Parkinson’s disease is a brain disorder that causes unintended or uncontrollable movements, such as shaking, stiffness, and difficulty with balance and coordination. Symptoms usually begin gradually and worsen over time. As the disease progresses, people may have difficulty walking and talking. The basis of these symptoms is progressive neurodegeneration and accumulation of degradation-resistant intracellular aggregates, termed Lewy bodies, throughout the brain.
One of the major components of Lewy bodies is α-synuclein, a small protein that normally localizes at the presynaptic terminal of neurons where it regulates the release of neurotransmitters and possibly participates in the assembly of the cytoskeleton. The main characteristic of α-synuclein is that it is not tightly folded like most other proteins, but some regions of it can adapt to the shape of its interaction partners. The intrinsically disordered structure of α-synuclein also makes it prone to aggregation. Aggregated α-synuclein disrupts mitochondrial function and therefore leads to neuronal death. Moreover, aggregates of α-synuclein can act in a prion-like manner by seeding further aggregations, and spreading from one region of the brain to others, partially explaining the progressiveness of Parkinson’s disease.
The molecular mechanism behind α-synuclein aggregation and its correlation with Lewy body formation and neurodegeneration is poorly understood, and appropriate models for studying α-synuclein aggregation are lacking. The most common model for α-synuclein fibrillization is a seeding-based approach in which formation of intracellular aggregates is induced by adding a small amount of α-synuclein fibrils to a neuronal culture. Normally, the cells are then kept in culture for 14 days and α-synuclein fibrillization is studied. Under these conditions, however, only few cells show inclusions that resemble Lewy bodies.

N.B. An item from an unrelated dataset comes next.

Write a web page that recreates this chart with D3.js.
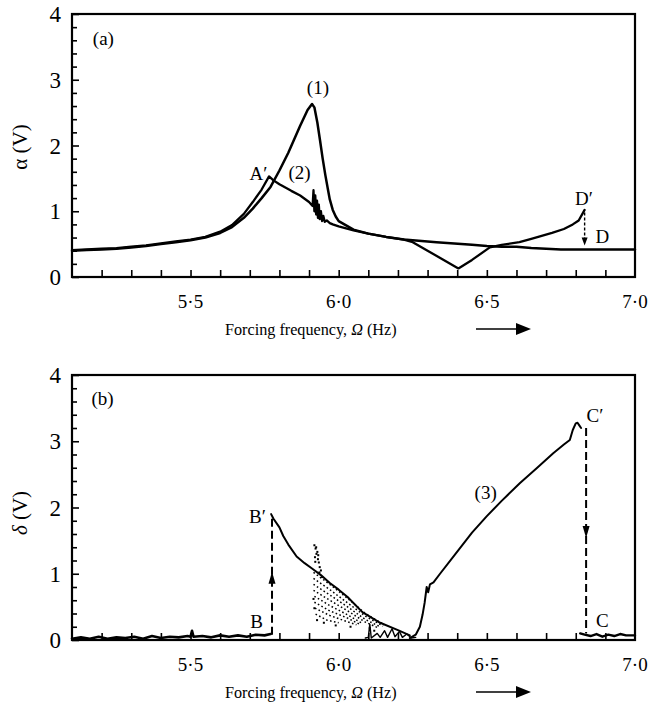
<!DOCTYPE html>
<html>
<head>
<meta charset="utf-8">
<script src="https://cdn.jsdelivr.net/npm/d3@7"></script>
<style>
  body { margin: 0; background: #fff; }
  svg text { font-family: "Liberation Serif", "Times New Roman", serif; fill: #000; }
</style>
</head>
<body>
<svg id="chart" width="650" height="707"></svg>
<script>
// ---------------- data ----------------
const xTickValues = [5.5, 6.0, 6.5, 7.0];
const xTickLabels = ["5·5", "6·0", "6·5", "7·0"];
const yTickValues = [0, 1, 2, 3, 4];
const yTickLabels = ["0", "1", "2", "3", "4"];

// (a) alpha, branch (1)
const alpha1Freq = [5.10,5.15,5.20,5.25,5.30,5.35,5.40,5.45,5.50,5.55,5.60,5.64,5.68,5.71,5.74,5.77,5.80,5.83,5.87,5.895,5.91,5.918,5.928,5.937,5.946,5.955,5.963,5.97,5.98,5.99,6.00,6.05,6.10,6.16,6.22,6.27,6.33,6.39,6.45,6.50,6.55,6.60,6.65,6.70,6.75,6.80,6.85,6.90,6.95,7.00];
const alpha1Amp  = [0.40,0.41,0.42,0.43,0.45,0.47,0.50,0.53,0.56,0.60,0.67,0.76,0.90,1.04,1.20,1.37,1.62,1.89,2.30,2.54,2.63,2.58,2.35,2.08,1.80,1.55,1.35,1.18,1.02,0.92,0.85,0.72,0.66,0.61,0.57,0.55,0.53,0.51,0.49,0.47,0.46,0.46,0.44,0.43,0.42,0.42,0.42,0.42,0.42,0.42];

// (a) alpha, branch (2): A' then dip near 6.4 and D'
const alpha2Freq = [5.10,5.15,5.20,5.25,5.30,5.35,5.40,5.45,5.50,5.55,5.60,5.64,5.68,5.71,5.74,5.765,5.78,5.80,5.84,5.87,5.90,5.912,5.915,5.918,5.921,5.924,5.927,5.930,5.933,5.936,5.940,5.944,5.948,5.953,5.96,5.97,5.98,6.00,6.05,6.10,6.16,6.22,6.25,6.30,6.35,6.404,6.45,6.51,6.55,6.61,6.65,6.72,6.76,6.79,6.81,6.83];
const alpha2Amp  = [0.41,0.42,0.43,0.44,0.46,0.48,0.51,0.54,0.57,0.61,0.69,0.79,0.96,1.14,1.33,1.53,1.47,1.41,1.31,1.24,1.14,1.08,1.32,1.00,1.24,0.95,1.16,0.90,1.10,0.88,1.00,0.85,0.93,0.84,0.86,0.82,0.80,0.77,0.71,0.66,0.61,0.57,0.53,0.40,0.27,0.13,0.26,0.45,0.49,0.53,0.58,0.67,0.73,0.80,0.86,1.02];

// (a) jump D' -> D
const jumpAFreq = [6.83];
const jumpAFrom = [0.98];
const jumpATo   = [0.48];

// (b) delta, quiet part before B
const delta0Freq = [5.10,5.13,5.16,5.19,5.22,5.25,5.28,5.31,5.34,5.37,5.40,5.43,5.46,5.49,5.50,5.505,5.51,5.54,5.57,5.60,5.63,5.66,5.69,5.72,5.75,5.77];
const delta0Amp  = [0.02,0.04,0.02,0.05,0.02,0.04,0.03,0.05,0.02,0.06,0.03,0.05,0.04,0.06,0.05,0.14,0.05,0.06,0.04,0.07,0.05,0.07,0.05,0.08,0.07,0.09];

// (b) delta, branch from B' down to the quiet zone
const delta1Freq = [5.772,5.78,5.80,5.813,5.83,5.858,5.885,5.91,5.94,5.97,6.00,6.03,6.08,6.14,6.20,6.24];
const delta1Amp  = [1.90,1.83,1.70,1.57,1.44,1.26,1.16,1.08,0.98,0.86,0.76,0.65,0.42,0.26,0.15,0.07];

// (b) scattered modulated band
const stripe1 = [[5.915,1.02],[5.97,0.84],[6.03,0.63],[6.09,0.40],[6.15,0.24]];
const stripe2 = [[5.915,0.93],[5.97,0.76],[6.03,0.56],[6.09,0.36],[6.15,0.21]];
const stripe3 = [[5.915,0.84],[5.97,0.68],[6.03,0.50],[6.09,0.31],[6.14,0.20]];
const stripe4 = [[5.915,0.75],[5.97,0.60],[6.03,0.44],[6.09,0.27],[6.13,0.19]];
const stripe5 = [[5.918,0.66],[5.97,0.52],[6.03,0.38],[6.08,0.25]];
const stripe6 = [[5.918,0.57],[5.97,0.44],[6.03,0.33],[6.07,0.24]];
const stripe7 = [[5.92,0.48],[5.97,0.37],[6.02,0.29],[6.06,0.23]];
const stripe8 = [[5.922,0.39],[5.96,0.30],[6.00,0.26]];
const looseFreq = [5.918,5.922,5.925,5.928,5.930,5.933,5.936,5.920,5.940,5.924,5.931,5.921,5.935,5.944,5.915,5.918,5.927,5.95,5.99,6.04,6.105,6.12];
const looseAmp  = [1.43,1.38,1.30,1.33,1.22,1.17,1.10,1.25,1.05,1.40,1.28,1.18,1.02,0.95,0.62,0.48,0.30,0.26,0.22,0.20,0.18,0.14];

// (b) small bursts near zero
const delta2Freq = [6.09,6.10,6.105,6.11,6.13,6.14,6.155,6.165,6.18,6.19,6.205,6.215,6.23,6.245,6.26];
const delta2Amp  = [0.03,0.04,0.24,0.03,0.10,0.04,0.14,0.04,0.17,0.05,0.13,0.04,0.09,0.03,0.04];

// (b) branch (3) up to C'
const delta3Freq = [6.24,6.26,6.274,6.283,6.29,6.297,6.302,6.308,6.32,6.342,6.387,6.45,6.50,6.55,6.612,6.67,6.724,6.76,6.78,6.79,6.80,6.806,6.812,6.818];
const delta3Amp  = [0.03,0.08,0.20,0.38,0.56,0.80,0.72,0.84,0.87,1.00,1.26,1.62,1.87,2.10,2.37,2.60,2.82,2.95,3.02,3.17,3.27,3.28,3.24,3.20];

// (b) quiet part after C
const delta4Freq = [6.815,6.83,6.85,6.87,6.89,6.91,6.93,6.95,6.97,7.00];
const delta4Amp  = [0.10,0.08,0.06,0.09,0.05,0.08,0.06,0.09,0.07,0.07];

// (b) jumps B -> B' (up) and C' -> C (down): freq, start, end, arrow tip
const jumpBFreq = [5.775, 6.835];
const jumpBFrom = [0.08, 3.20];
const jumpBTo   = [1.88, 0.10];
const jumpBTip  = [1.03, 1.54];

// annotations: text, freq, amplitude (baseline)
const labelsA = [["(a)",5.206,3.53],["(1)",5.930,2.78],["A′",5.729,1.475],["(2)",5.868,1.49],["D′",6.828,1.095],["D",6.890,0.517]];
const labelsB = [["(b)",5.203,3.55],["B′",5.726,1.77],["B",5.723,0.18],["(3)",6.496,2.13],["C′",6.865,3.29],["C",6.890,0.196]];

// ---------------- drawing ----------------
const svg = d3.select("#chart");
const left = 72, right = 635;
const x = d3.scaleLinear().domain([5.1, 7.0]).range([left, right]);
const minorX = d3.range(5.2, 6.95, 0.1);
const minorY = [0.2,0.4,0.6,0.8,1.2,1.4,1.6,1.8,2.2,2.4,2.6,2.8,3.2,3.4,3.6,3.8];
const zip = (f, a) => f.map((v, i) => [v, a[i]]);

function panel(top, bottom, yTitle, yItalic, yTitleMid) {
  const y = d3.scaleLinear().domain([0, 4]).range([bottom, top]);
  const g = svg.append("g");

  // ticks pointing into the frame
  const xa = g.append("g").attr("transform", `translate(0,${bottom})`)
    .call(d3.axisBottom(x).tickValues(minorX).tickSize(-7).tickFormat(""));
  const ya = g.append("g").attr("transform", `translate(${left},0)`)
    .call(d3.axisLeft(y).tickValues(yTickValues).tickSize(-7).tickFormat(""));
  const ym = g.append("g").attr("transform", `translate(${left},0)`)
    .call(d3.axisLeft(y).tickValues(minorY).tickSize(-5).tickFormat(""));
  [xa, ya, ym].forEach(a => {
    a.select(".domain").remove();
    a.selectAll("line").attr("stroke", "#000").attr("stroke-width", 1.6);
  });

  g.append("rect").attr("x", left).attr("y", top)
    .attr("width", right - left).attr("height", bottom - top)
    .attr("fill", "none").attr("stroke", "#000").attr("stroke-width", 2.2);

  xTickValues.forEach((v, i) => {
    g.append("text").attr("x", x(v)).attr("y", bottom + 31)
      .attr("text-anchor", "middle").attr("font-size", 19).text(xTickLabels[i]);
  });
  yTickValues.forEach((v, i) => {
    g.append("text").attr("x", 61).attr("y", y(v) + 8)
      .attr("text-anchor", "end").attr("font-size", 23).text(yTickLabels[i]);
  });

  // vertical axis title
  const yt = g.append("text")
    .attr("transform", `translate(27,${yTitleMid}) rotate(-90)`)
    .attr("text-anchor", "middle").attr("font-size", 21);
  yt.append("tspan").attr("font-style", yItalic ? "italic" : "normal").text(yTitle);
  yt.append("tspan").text(" (V)");

  // horizontal axis title with arrow
  const tb = bottom + 58;
  const xt = g.append("text").attr("x", 225).attr("y", tb).attr("font-size", 16.2);
  xt.append("tspan").text("Forcing frequency, ");
  xt.append("tspan").attr("font-style", "italic").text("Ω");
  xt.append("tspan").text(" (Hz)");
  g.append("line").attr("x1", 476).attr("x2", 518).attr("y1", tb - 6).attr("y2", tb - 6)
    .attr("stroke", "#000").attr("stroke-width", 1.6);
  g.append("path").attr("d", `M516,${tb - 12}L531,${tb - 6}L516,${tb}Z`).attr("fill", "#000");

  return { g, y };
}

function trace(g, y, pts, w, dash) {
  const line = d3.line().x(d => x(d[0])).y(d => y(d[1]));
  const p = g.append("path").datum(pts).attr("d", line)
    .attr("fill", "none").attr("stroke", "#000").attr("stroke-width", w)
    .attr("stroke-linejoin", "round").attr("stroke-linecap", "round");
  if (dash) p.attr("stroke-dasharray", dash).attr("stroke-linecap", "butt");
  return p;
}

function arrowHead(g, px, py, dir, w, h) {
  // dir = -1 points up, +1 points down; (px,py) is the tip
  g.append("path")
    .attr("d", `M${px},${py}L${px - w / 2},${py - dir * h}L${px + w / 2},${py - dir * h}Z`)
    .attr("fill", "#000");
}

function labels(g, y, list) {
  list.forEach(([t, f, a]) => {
    g.append("text").attr("x", x(f)).attr("y", y(a))
      .attr("text-anchor", "middle").attr("font-size", 19).text(t);
  });
}

// ---- panel (a)
const A = panel(14, 277, "α", false, 147);
trace(A.g, A.y, zip(alpha1Freq, alpha1Amp), 2.5);
trace(A.g, A.y, zip(alpha2Freq, alpha2Amp), 2.3);
jumpAFreq.forEach((f, i) => {
  const tipY = A.y(jumpATo[i]);
  A.g.append("line").attr("x1", x(f)).attr("x2", x(f))
    .attr("y1", A.y(jumpAFrom[i])).attr("y2", tipY - 6)
    .attr("stroke", "#000").attr("stroke-width", 1.4).attr("stroke-dasharray", "3,2");
  arrowHead(A.g, x(f), tipY, 1, 6, 8);
});
labels(A.g, A.y, labelsA);

// ---- panel (b)
const B = panel(375, 640, "δ", true, 513);
trace(B.g, B.y, zip(delta0Freq, delta0Amp), 2.6);
trace(B.g, B.y, zip(delta1Freq, delta1Amp), 2.0);
[stripe1, stripe2, stripe3, stripe4, stripe5, stripe6, stripe7, stripe8].forEach(s => {
  trace(B.g, B.y, s, 1.5, "1.6,2.4");
});
B.g.selectAll("rect.dot").data(zip(looseFreq, looseAmp)).enter().append("rect")
  .attr("class", "dot").attr("x", d => x(d[0]) - 1).attr("y", d => B.y(d[1]) - 1)
  .attr("width", 2).attr("height", 2).attr("fill", "#000");
trace(B.g, B.y, zip(delta2Freq, delta2Amp), 1.4);
trace(B.g, B.y, zip(delta3Freq, delta3Amp), 2.0);
trace(B.g, B.y, zip(delta4Freq, delta4Amp), 2.4);
jumpBFreq.forEach((f, i) => {
  B.g.append("line").attr("x1", x(f)).attr("x2", x(f))
    .attr("y1", B.y(jumpBFrom[i])).attr("y2", B.y(jumpBTo[i]))
    .attr("stroke", "#000").attr("stroke-width", 2).attr("stroke-dasharray", "8,4");
  const dir = jumpBTo[i] > jumpBFrom[i] ? -1 : 1;
  arrowHead(B.g, x(f), B.y(jumpBTip[i]), dir, 7, 12);
});
labels(B.g, B.y, labelsB);
</script>
</body>
</html>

Researchers from the lab of Professor Hilal A. Lashuel at the Ecole Polytechnique Fédérale de Lausanne (EPFL) in Switzerland hypothesized that the maturation process of transitioning from α-synuclein fibrils to Lewy bodies might require a longer time than designated by the standard model. Therefore, the authors prolonged incubation time from 14 to 21 days. At this later time point, inclusions with both an immunocytochemical profile and morphological structure similar to bona fide Lewy bodies were observed in about 20% of the neurons.
To characterize the effects of α-synuclein seeding over time, the authors used an antibody to label phosphorylated α-synuclein (pS129) which is the predominant form in Lewy bodies. In addition, they used antibodies labeling proteins that are a common component in Lewy bodies, like α-synuclein as well as ubiquitin and ubiquitin binding protein (p62) to characterize the effect of α-synuclein seeding. Finally, they used Amytracker 680 to label structures containing repetitive β-sheets to confirm the amyloid-like nature of the seeded aggregates. Indeed, Amytracker 680 colocalized with phosphorylated α-synuclein at days 7, 14 and 21 after seeding. While the seeded aggregates shared the immunohistochemical profile of Lewy bodies already at an early stage, the morphological features of bona fide Lewy bodies like their association with various organelles, including mitochondria became evident only at a later stage. It was observed in a few cases after 14 days, but was much more evident after 21 days.
Due to the observed association of Lewy Body-like inclusions with mitochondria, the authors investigated how the association with Lewy bodies affects mitochondrial function. They found that 21 days after the seeding of α-synuclein, but not after 7 or 14 days, mitochondrial respiration was severely impaired confirming that the formation of Lewy bodies might be associated with mitochondrial dysfunction. Using transcriptomic analysis, the authors showed that the expression of genes that regulate neuronal cell death was significantly altered at the later time points of the study. Furthermore, α-synuclein mRNA levels were significantly reduced at day 21 suggesting that the neurons are trying to prevent any further aggregation.
In summary, the publication by Mahul-Mellier et al. makes a strong point for increasing incubation times in seeding based models to be able to study the processes leading to the maturation and formation of Lewy bodies, which can reveal new insights into the pathogenesis of Parkinson’s disease.